In terms of service levels, as my noble friend’s review highlights, there is increasing use of 15-minute visits, a practice that drives poor-quality care and exploitative working practices. The review stresses that such a limited time means that carers are simply unable to give the human interaction that service users need. We agree with this, and given the opportunity, will work with councils and care providers to bring this practice to an end.

The review also confronts us with the shocking statistic that between 160,000 and 220,000 care workers are paid less than the minimum wage. This is often due to failure to pay workers for time spent travelling between care visits; this can be made worse by incompetent management who are not always familiar with an area and arrange schedules that zig-zag across the town. Equally to be deprecated is the growth in compulsory zero-hours contracts, which create financial instability for carers and an environment in which bad employer practices are likely to be unchallenged.

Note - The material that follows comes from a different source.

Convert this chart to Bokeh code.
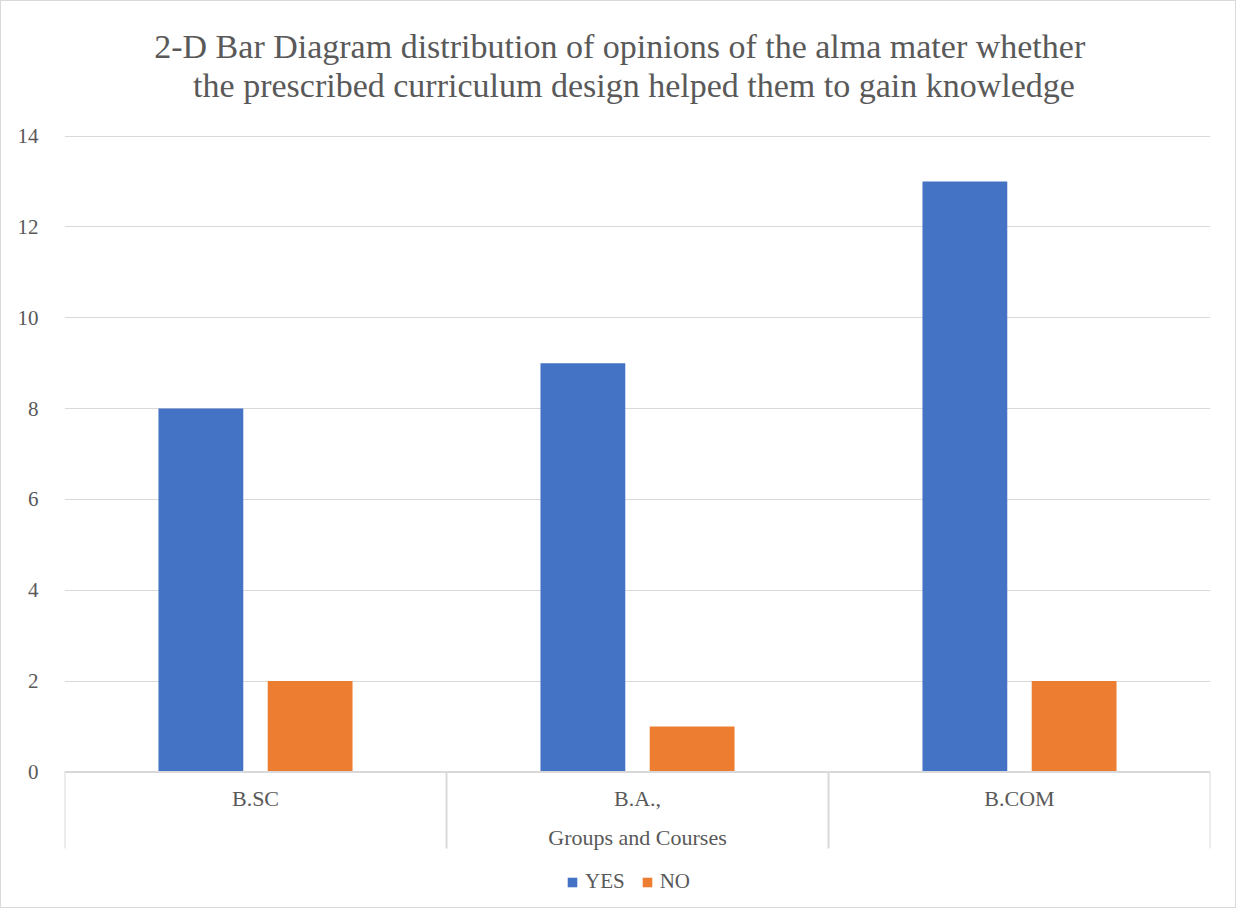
import numpy as np
from bokeh.plotting import figure
from bokeh.models import FixedTicker, Legend, LegendItem, ColumnDataSource, Span
from bokeh.core.properties import value
from bokeh.embed import file_html
from bokeh.resources import INLINE

# ---- data ----
categories = ["B.SC", "B.A.,", "B.COM"]
yes_values = [8, 9, 13]
no_values = [2, 1, 2]
y_ticks = [0, 2, 4, 6, 8, 10, 12, 14]
series_names = ["YES", "NO"]
colors = ["#4472C4", "#ED7D31"]

title_lines = ["2-D Bar Diagram distribution of opinions of the alma mater whether",
               "the prescribed curriculum design helped them to gain knowledge"]
x_title = "Groups and Courses"

# ---- layout / style ----
FONT = "Liberation Serif"
GREY_TXT = "#595959"
GRID = "#d9d9d9"

W, H = 1236, 908
SX, SY = W / 1252, H / 924           # reference-pixel -> figure-pixel
REF_L, REF_R, REF_T, REF_B = 64, 1225, 137, 784
y_max = y_ticks[-1]

left = round(REF_L * SX)
right = W - round(REF_R * SX)
top_px = REF_T * SY
bot_px = REF_B * SY
ppu = (bot_px - top_px) / y_max       # pixels per data unit
y_start = -(H - bot_px) / ppu
y_end = y_max + top_px / ppu

frame_cx_ref = (REF_L + REF_R) / 2

idx = np.arange(len(categories))
bar_w = 0.222
src = ColumnDataSource(dict(
    x_yes=idx + 0.357,
    x_no=idx + 0.643,
    yes=yes_values,
    no=no_values,
))

p = figure(width=W, height=H, x_range=(0, len(categories)), y_range=(y_start, y_end),
           x_axis_location=None, output_backend="svg", toolbar_location=None,
           min_border_left=left, min_border_right=right, min_border_top=0, min_border_bottom=0)
p.outline_line_color = None
p.background_fill_color = "white"
p.border_fill_color = "white"

# y axis
p.yaxis.ticker = FixedTicker(ticks=y_ticks)
p.yaxis.axis_line_color = None
p.yaxis.major_tick_line_color = None
p.yaxis.minor_tick_line_color = None
p.yaxis.major_label_text_font = FONT
p.yaxis.major_label_text_font_size = "21px"
p.yaxis.major_label_text_color = GREY_TXT
p.yaxis.major_label_standoff = 20

p.ygrid.ticker = FixedTicker(ticks=y_ticks)
p.ygrid.grid_line_color = GRID
p.ygrid.grid_line_width = 1
p.xgrid.visible = False

# category axis: baseline, boundary ticks, labels
p.add_layout(Span(location=0, dimension="width", line_color=GRID, line_width=2))
bounds = np.arange(len(categories) + 1)
tick_len = 78 * SY / ppu
p.segment(x0=bounds, y0=0, x1=bounds, y1=-tick_len, line_color=GRID, line_width=2)

r_yes = p.vbar(x="x_yes", top="yes", width=bar_w, source=src, color=colors[0], line_color=None)
r_no = p.vbar(x="x_no", top="no", width=bar_w, source=src, color=colors[1], line_color=None)

p.text(x=idx + 0.5, y=[0] * len(categories), text=categories, y_offset=27 * SY,
       text_align="center", text_baseline="middle",
       text_font=value(FONT), text_font_size="22px", text_color=GREY_TXT)

p.text(x=[len(categories) / 2], y=[0], text=[x_title], y_offset=67 * SY,
       text_align="center", text_baseline="middle",
       text_font=value(FONT), text_font_size="22px", text_color=GREY_TXT)

# title (two centred lines)
title_cx_ref = [626.5, 641.0]
title_cy_ref = [46.0, 85.0]
p.text(x=[len(categories) / 2] * 2, y=[y_max] * 2, text=title_lines,
       x_offset=[(c - frame_cx_ref) * SX for c in title_cx_ref],
       y_offset=[(c - REF_T) * SY for c in title_cy_ref],
       text_align="center", text_baseline="middle",
       text_font=value(FONT), text_font_size="34px", text_color=GREY_TXT)

legend = Legend(items=[LegendItem(label=series_names[0], renderers=[r_yes]),
                       LegendItem(label=series_names[1], renderers=[r_no])],
                orientation="horizontal",
                location=(round(572 * SX) - left, round((924 - 896.5) * SY) - 12),
                glyph_width=12, glyph_height=12,
                label_text_font=FONT, label_text_font_size="21px",
                label_text_color=GREY_TXT, label_standoff=7, spacing=16,
                border_line_color=None, background_fill_alpha=0,
                margin=0, padding=0)
p.add_layout(legend, "center")

p.styles = {"border": "1px solid #d9d9d9"}

open("out.html", "w").write(file_html(p, INLINE))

We have already set out our plans to ban the use of exploitative zero-hours contracts and to improve enforcement of the minimum wage. Fines for non-payment of the minimum wage should be increased to £50,000 and we will champion the living wage through “make work pay” contracts. We have also signed up to the CQC being given an inspection role in the commissioning of care. There are other recommendations in this splendid review which we still have under consideration.

On funding, my noble friend has already shown how there is room to improve workforce planning and commissioning to generate savings. Obviously, the big challenge for the future is to raise standards and save money by the better integration of health and social care. We are committed to a £2.5 billion transformation fund that will cover both the NHS and social care and includes money to pay for 5,000 home care workers.

My noble friend Lady Kingsmill has given us a glimpse of the future and a vision of the professionalisation of care work—a cause towards which we should be proud to work.